Mine is a house divided along the lines of one of the greatest rivalries in American sports. My spouse went to the University of North Carolina at Chapel Hill, following in the footsteps of his father. When my children were born, they came home from the hospital in tiny UNC outfits.

My loyalties are to Duke, my alma mater and employer. My persuasive attempts at drawing my children to the dark-blue side of the rivalry have proved futile.

When the kids were little, we would sit down to dinner on a men’s basketball “big game” night as the teams from neighboring towns prepared to take the court. One of my children would say the blessing, thanking God for our food and then requesting God’s help with a Tar Heel victory.

Annoyed with their loyalty while also trying to help them better grasp what we do when we say grace, I would respond with something like, “God does not care who wins the game tonight. God has more important things to work on.”

My wisdom concerning the efficacy of prayer did not deter them; they still pray for basketball victories. And my annoyance has continued — until recently.

Last month, I toured Globe Life Field, the new home of Major League Baseball’s Texas Rangers. Several executive officers hosted a group of pastors in the Cooperative Baptist Fellowship’s project with the Thriving Congregations Initiative, helping the pastors learn about cultivating spaces of welcome and memory making.

At the end of the tour, we asked questions and thanked our hosts for their time and expertise. We also asked whether they had any questions for our group. Without hesitation, Mike Healy, the senior vice president of venue operations and guest experience, said, “Pray the Rangers win enough to make it to the postseason.”

Some of us laughed awkwardly.

“I’m serious,” he said. “The longer the Rangers play, the longer our folks in tickets, parking, guest services, concessions, maintenance and facilities are working. That’s a lot of seasonal employees who are better able to support their families.

“When the Rangers baseball team does well, we the Rangers corporate family are able to be a better neighbor to Arlington, Dallas, Fort Worth and all the other areas where our employees live. When the Rangers win, all of the restaurants and stores around us do better. If you really want to help us out, pray the Rangers win enough to make it to the postseason.”

His words blew my mind. My thoughts scattered in a thousand directions.

First, I wondered about Mike’s spiritual background. What church does he go to? What did his early formation look like? Who is his pastor?

Without saying the word “vocation” or “calling,” he clearly articulated how he integrates his lifelong love of baseball and his faith. When his team wins, he is able to cultivate opportunities to be a better neighbor in his community and help others thrive.

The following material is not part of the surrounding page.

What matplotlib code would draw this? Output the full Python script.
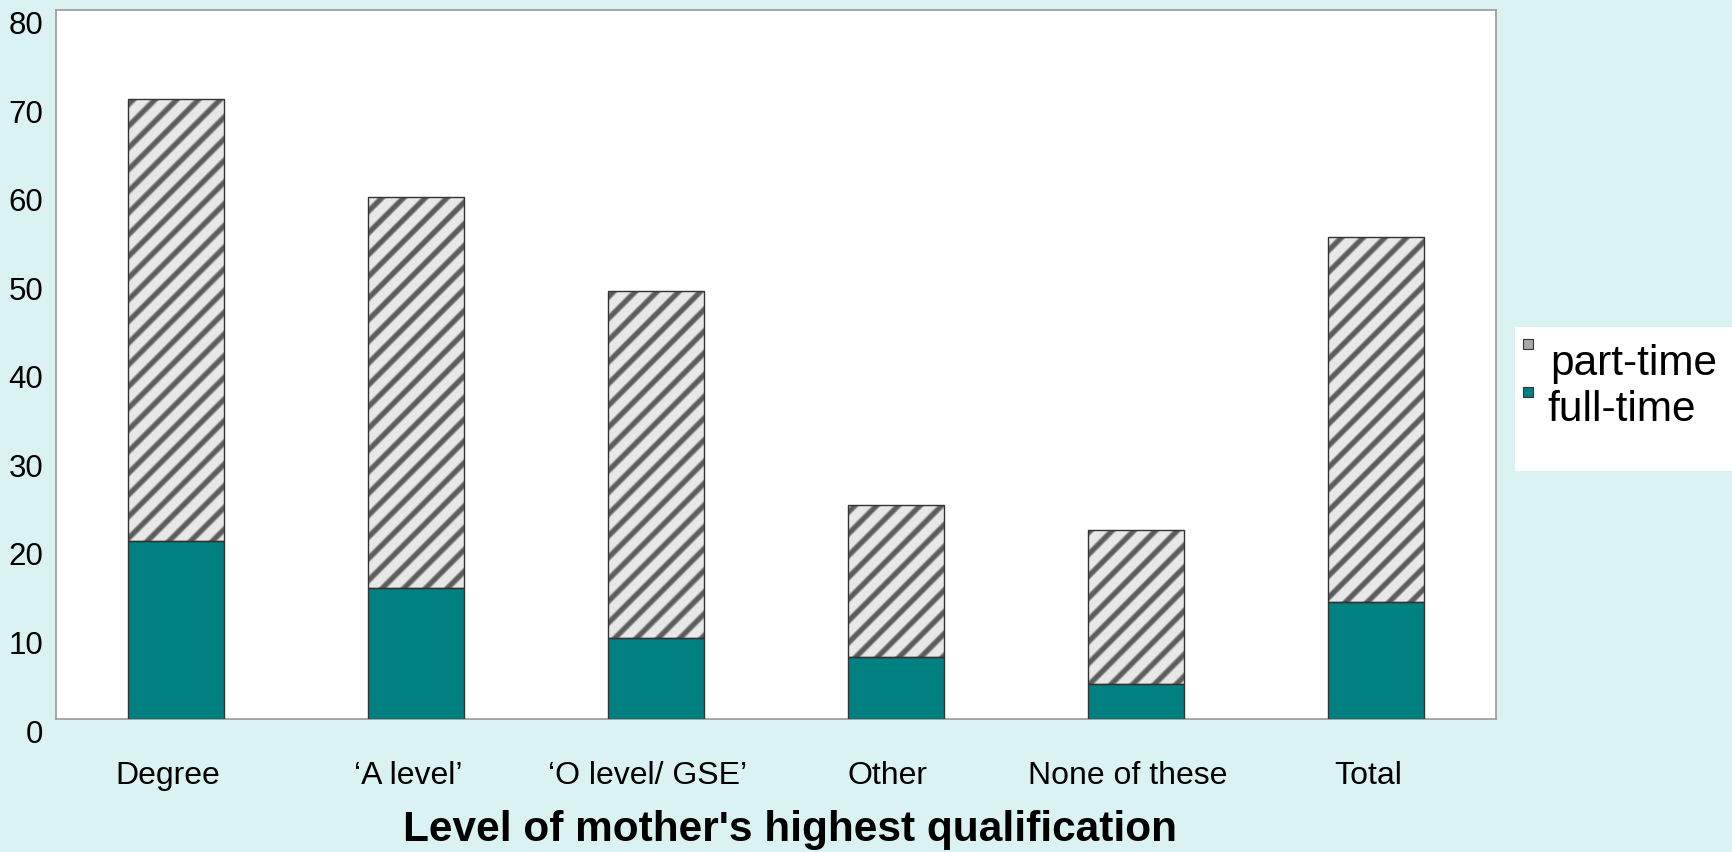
import numpy as np
import matplotlib
matplotlib.use('Agg')
from matplotlib import pyplot as plt
from matplotlib.patches import Rectangle
from matplotlib.transforms import ScaledTranslation

# Share of mothers in work, by highest qualification (percent)
categories = ['Degree', '\u2018A level\u2019', '\u2018O level/ GSE\u2019', 'Other', 'None of these', 'Total']
full_time = [20.0, 14.7, 9.1, 6.9, 3.9, 13.2]
part_time = [49.9, 44.2, 39.2, 17.2, 17.4, 41.2]
y_ticks = [0, 10, 20, 30, 40, 50, 60, 70, 80]

BG = '#daf3f2'
TEAL = '#008080'
EDGE = '#333333'

plt.rcParams['font.family'] = ['Liberation Sans', 'DejaVu Sans']

fig = plt.figure(figsize=(17.33, 8.53), dpi=100, facecolor=BG)
ax = fig.add_axes([0.0323, 0.1565, 0.8309, 0.8306])
ax.set_facecolor('white')

x = np.arange(len(categories)) + 0.5
ax.bar(x, full_time, width=0.4, color=TEAL, edgecolor=EDGE, linewidth=1, zorder=3)
pt_bars = ax.bar(x, part_time, width=0.4, bottom=full_time, facecolor='none',
                 edgecolor=EDGE, linewidth=1, zorder=4)

ax.set_xlim(0, len(categories))
ax.set_ylim(0, 80)

# soft diagonal stripe texture for the part-time segments
fig.canvas.draw()
bb = ax.get_window_extent()
w, h = int(round(bb.width)), int(round(bb.height))
cols, rows = np.meshgrid(np.arange(w), np.arange(h))
phase = (cols - (h - rows)) / 21.7
c = np.cos(2 * np.pi * phase)
dark = np.clip((c + 0.05) / 1.0, 0, 1)
dark = dark * dark * (3 - 2 * dark)
texture = 0.91 - (0.91 - 0.36) * dark
for bar in pt_bars:
    im = ax.imshow(texture, cmap='gray', vmin=0, vmax=1, extent=(0, len(categories), 0, 80),
                   origin='upper', aspect='auto', interpolation='bilinear', zorder=2)
    im.set_clip_path(bar)

ax.set_xlim(0, len(categories))
ax.set_ylim(0, 80)

for side in ax.spines.values():
    side.set_color('#999999')
    side.set_linewidth(1.2)

ax.set_yticks(y_ticks)
ax.set_yticklabels([str(v) for v in y_ticks], fontsize=22.5)
ax.tick_params(axis='y', length=0, pad=9)
for lbl in ax.get_yticklabels():
    lbl.set_verticalalignment('top')

ax.set_xticks(x)
ax.set_xticklabels(categories, fontsize=23)
ax.tick_params(axis='x', length=0, pad=30)
shift = ScaledTranslation(-8 / 100, 0, fig.dpi_scale_trans)
for lbl in ax.get_xticklabels():
    lbl.set_transform(lbl.get_transform() + shift)

fig.text(790 / 1733, 1 - 830 / 853, "Level of mother's highest qualification",
         fontsize=30.5, fontweight='bold', ha='center', va='center')

# legend panel on the right
fig.patches.append(Rectangle((1515 / 1733, 1 - 472 / 853), 218 / 1733, 144 / 853,
                             transform=fig.transFigure, facecolor='white', edgecolor='none'))
fig.patches.append(Rectangle((1523 / 1733, 1 - 350 / 853), 10 / 1733, 10 / 853,
                             transform=fig.transFigure, facecolor='#a8a8a8', edgecolor=EDGE, linewidth=0.8))
fig.patches.append(Rectangle((1523 / 1733, 1 - 398 / 853), 10 / 1733, 10 / 853,
                             transform=fig.transFigure, facecolor=TEAL, edgecolor=EDGE, linewidth=0.8))
fig.text(1550 / 1733, 1 - 364 / 853, 'part-time', fontsize=30.5, ha='left', va='center')
fig.text(1547 / 1733, 1 - 410 / 853, 'full-time', fontsize=30.5, ha='left', va='center')

fig.savefig('out.png', dpi=100, facecolor=BG)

Second, I wondered whether his pastor knows what a gem they have in Mike. I wish I had a hundred Mikes in my church. He’s the dream. He embodies the eyes, ears, hands and feet of Jesus exactly where he is.

The ease with which he articulated his vocation makes me think he had said something similar before inviting us to pray for the Rangers.

Years ago, I attended worship at Broadway United Methodist Church in Indianapolis. Liturgists approached the lectern and read texts from the Old Testament, the Psalms, the Gospels and the Epistles.

Then, someone came forward and said, “God didn’t stop speaking when the book went to press. We continue to tell God’s story in our lives and in the life of the world. Hear this Lesson From the Contemporary Church.” They then offered a two-to-three-minute testimony of where they had seen God at work in their life that week.

The Lesson From the Contemporary Church is one of several ways members of the Broadway community share examples of how they are hearing and responding to God’s voice in their lives.

On that blistering hot day at Globe Life Field, Mike offered us a Lesson From the Contemporary Church in Arlington, Texas. He taught us that when the Rangers win, the neighborhood around Globe Life Field wins.

He also made me rethink what I have been teaching my children about God, sports, prayer and the outcome of particularly contentious games against archrivals.

While I do not think God cares whether the players in light- or dark-blue jerseys win a particular basketball game, I now have a fuller picture of what it looks like to pray for a sports team on game night and into the postseason.

Mike showed me that a successful Rangers season leads to employee retention, job security, economic opportunities, family health and well-being, collaborative neighborhood partnerships, and thriving communities. I am confident that God cares about those things, because God cares about people. God cares about how we love our neighbors.

Because Mike asked me to, I pray for the Rangers. I don’t pray in a “Please, God, let the Rangers beat the Yankees” kind of way. Rather, I pray for the Rangers leadership as they guide the collective team — the players, parking attendants, concession stand hosts, security guards, ticket collectors, groundskeepers and all the other Rangers corporate employees — through a hopefully successful season and fruitful postseason.

I pray that leaders like Mike will continue to live into their vocations and seek creative ways to be good neighbors in their community.

About the time Major League Baseball wraps up, college basketball begins. At least twice in the season, my kids will come to the dinner table decked out in their Carolina gear. Before we offer thanks for our food and they sneak in a divine petition for a Tar Heel win, we will have a lesson about the kind of victory God actually cares about — the kind where everyone wins.